Panama Canal Expansion Seen Open by July After Years of Setbacks
The expansion of the Panama Canal, a $5.3 billion project almost two years behind schedule and plagued by cost overruns and contractor disputes, is expected to be opened by the end of June, according to the agency that operates the waterway.
The Panama Canal Authority has resolved problems associated with contractors and seepage from the new locks discovered during testing, said Jose Ramon Arango, senior international trade specialist at the agency that operates the 50-mile waterway connecting the Atlantic Ocean to the Pacific Ocean. The authority is planning a test of the new locks with a tanker in May, he said at a shipping conference in Stamford, Connecticut, organized by the Connecticut Maritime Association.
The expansion may shift international trade routes, allowing ships to reach Asia from the U.S. Gulf Coast more than two weeks faster than they would going east through the Suez Canal.

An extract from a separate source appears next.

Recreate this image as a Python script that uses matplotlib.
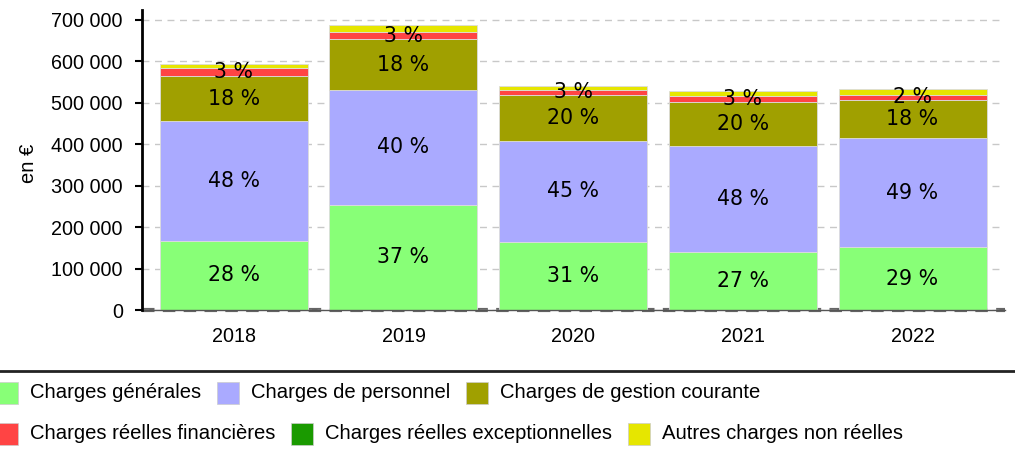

It’ll make room for vessels with the capacity to carry 12,600 containers, almost three times what the existing locks permit, and will be able to handle tankers carrying liquefied natural gas.
“We have had some problems with the contractors and also some problems with seepage — all of that has been resolved,” Arango said at the conference March 22. “We expect that, by the end of June or by early July, we will open the canal.”
Shipments through the canal may rise to 360 million tons in 2017 following the project’s completion, after already reaching a record 340.8 million tons in the fiscal year ended Sept. 30, the authority said in October. The expansion has spurred a series of port and infrastructure upgrades throughout the Caribbean and the U.S. East Coast as docks make room for bigger vessels.
The project was 97% done as of March 22, with testing and the construction of minor structures accounting for the remaining 3%, Arango said.